Lucid CEO Reveals Wall Street’s Misguided Panic over Bold $1.75 Billion Capital Raise
Lucid Motors CEO Peter Rawlinson discussed the company’s decision to raise approximately $1.75 billion through a public offering, a move that led to an 18% drop in the company’s stock—the worst performance since December 2021. Rawlinson described the issuance of nearly 262.5 million shares as a strategic decision to secure the electric vehicle maker’s capital needs through 2026, amid heavy investments in expanding production facilities in Arizona and Saudi Arabia, and developing new models like the Gravity SUV and an advanced powertrain. Rawlinson emphasized that this funding round was well-planned and necessary to avoid a “going concern” disclosure.
However, market analysts criticized the timing and necessity of the raise. Despite having over $5 billion in liquidity at the end of Q3, the move raised questions about why additional capital was sought soon after a $1.5 billion investment from Saudi Arabia’s Public Investment Fund (PIF). Wall Street analysts perceived the raise as premature, considering the potential dilution of shares at a time when Lucid’s stock price is already depressed.

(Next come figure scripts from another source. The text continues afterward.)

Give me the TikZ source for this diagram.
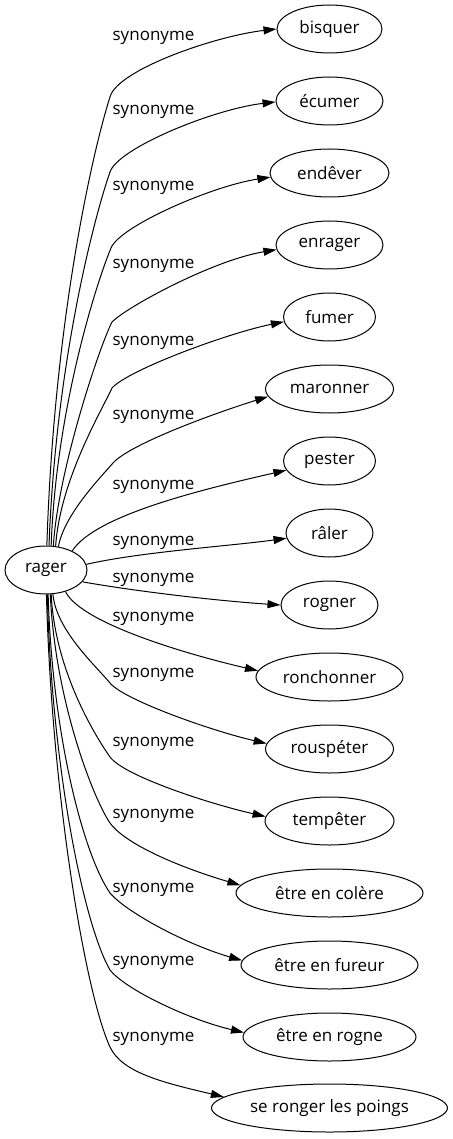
\documentclass[tikz,border=0pt]{standalone}
\usepackage{fontspec}
\setmainfont{Open Sans}
\usetikzlibrary{arrows.meta,shapes.geometric}
\tikzset{
  word/.style={ellipse,draw,line width=1pt,inner sep=0pt,minimum height=48pt,font=\fontsize{17}{20}\selectfont},
  lab/.style={inner sep=0pt,font=\fontsize{17}{20}\selectfont},
  edge/.style={line width=1pt,-{Triangle[length=13pt,width=8pt]}}
}
\begin{document}
\begin{tikzpicture}[x=1pt,y=-1pt]
\useasboundingbox (0,0) rectangle (452,1139);
\node[word,minimum width=82pt] (r) at (46,570) {rager};
\node[word,minimum width=105pt] (n1) at (329.5,29) {bisquer};
\node[word,minimum width=107pt] (n2) at (329.5,101) {écumer};
\node[word,minimum width=119pt] (n3) at (329.5,173) {endêver};
\node[word,minimum width=107pt] (n4) at (329.5,245) {enrager};
\node[word,minimum width=92pt] (n5) at (329.5,317) {fumer};
\node[word,minimum width=128pt] (n6) at (329.5,389) {maronner};
\node[word,minimum width=92pt] (n7) at (329.5,461) {pester};
\node[word,minimum width=87pt] (n8) at (329.5,533) {râler};
\node[word,minimum width=97pt] (n9) at (329.5,605) {rogner};
\node[word,minimum width=147pt] (n10) at (329.5,677) {ronchonner};
\node[word,minimum width=128pt] (n11) at (329.5,749) {rouspéter};
\node[word,minimum width=129pt] (n12) at (329.5,821) {tempêter};
\node[word,minimum width=187pt] (n13) at (329.5,893) {être en colère};
\node[word,minimum width=177pt] (n14) at (329.5,965) {être en fureur};
\node[word,minimum width=173pt] (n15) at (329.5,1037) {être en rogne};
\node[word,minimum width=236pt] (n16) at (329.5,1108) {se ronger les poings};

\node[lab] (l1) at (153.5,37.5) {synonyme};
\node[lab] (l2) at (153.5,111.5) {synonyme};
\node[lab] (l3) at (153.5,187.5) {synonyme};
\node[lab] (l4) at (153.5,265.5) {synonyme};
\node[lab] (l5) at (153.5,342.5) {synonyme};
\node[lab] (l6) at (153.5,416.5) {synonyme};
\node[lab] (l7) at (153.5,486.5) {synonyme};
\node[lab] (l8) at (153.5,542.5) {synonyme};
\node[lab] (l9) at (153.5,579.5) {synonyme};
\node[lab] (l10) at (153.5,618.5) {synonyme};
\node[lab] (l11) at (153.5,674.5) {synonyme};
\node[lab] (l12) at (153.5,743.5) {synonyme};
\node[lab] (l13) at (153.5,815.5) {synonyme};
\node[lab] (l14) at (153.5,889.5) {synonyme};
\node[lab] (l15) at (153.5,962.5) {synonyme};
\node[lab] (l16) at (153.5,1038.5) {synonyme};

\draw[edge] (r.88) .. controls (54,320) and (93,150) .. (110,97) .. controls (117,70) and (215,36) .. (n1.180);
\draw[edge] (r.83) .. controls (56,360) and (95,215) .. (110,172) .. controls (118,148) and (214,109) .. (n2.181);
\draw[edge] (r.78) .. controls (56,410) and (96,284) .. (111,248) .. controls (120,226) and (212,186) .. (n3.184);
\draw[edge] (r.73) .. controls (58,470) and (100,345) .. (112,322) .. controls (128,306) and (214,260) .. (n4.185);
\draw[edge] (r.68) .. controls (60,480) and (102,410) .. (112,388) .. controls (128,370) and (228,333) .. (n5.186);
\draw[edge] (r.62) .. controls (64,515) and (100,478) .. (113,463) .. controls (130,444) and (215,413) .. (n6.187);
\draw[edge] (r.36) .. controls (95,515) and (204,489) .. (n7.192);
\draw[edge] (r.8) .. controls (140,552) and (230,546) .. (n8.187);
\draw[edge] (r.-18) .. controls (140,592) and (220,601) .. (n9.180);
\draw[edge] (r.-48) .. controls (82,625) and (198,657) .. (n10.175);
\draw[edge] (r.-74) .. controls (56,630) and (96,666) .. (110,683) .. controls (124,700) and (212,731) .. (n11.175);
\draw[edge] (r.-78) .. controls (55,670) and (94,734) .. (110,757) .. controls (124,776) and (210,804) .. (n12.176);
\draw[edge] (r.-80) .. controls (55,700) and (93,798) .. (110,823) .. controls (126,845) and (182,868) .. (n13.175);
\draw[edge] (r.-85) .. controls (52,730) and (82,852) .. (110,893) .. controls (127,913) and (188,945) .. (n14.177);
\draw[edge] (r.-87) .. controls (52,770) and (84,925) .. (110,970) .. controls (126,990) and (190,1020) .. (n15.177);
\draw[edge] (r.-89) .. controls (52,800) and (86,995) .. (110,1047) .. controls (122,1073) and (165,1083) .. (n16.174.5);
\end{tikzpicture}
\end{document}
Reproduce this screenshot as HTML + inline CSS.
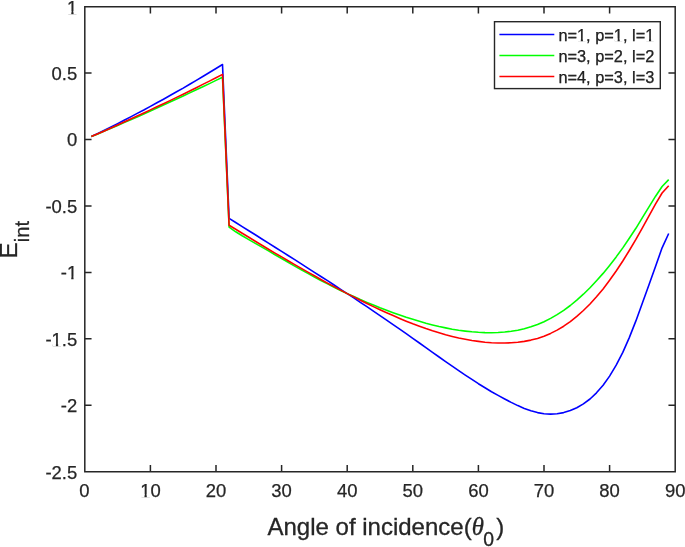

The stock offering was accompanied by a transaction in which Lucid’s major stakeholder, Ayar Third Investment Co., an affiliate of the PIF, planned to purchase over 374.7 million shares to maintain its 59% ownership. While some investors worried about dilution, Rawlinson framed the PIF’s ongoing support as a positive signal of confidence in Lucid’s future.
The company recently announced record deliveries of its Air sedan and aims to produce 9,000 vehicles this year, but challenges linger due to high costs, slower EV demand, and marketing issues. Rawlinson maintained that the capital raise was in alignment with Lucid’s long-term strategy and should have been anticipated.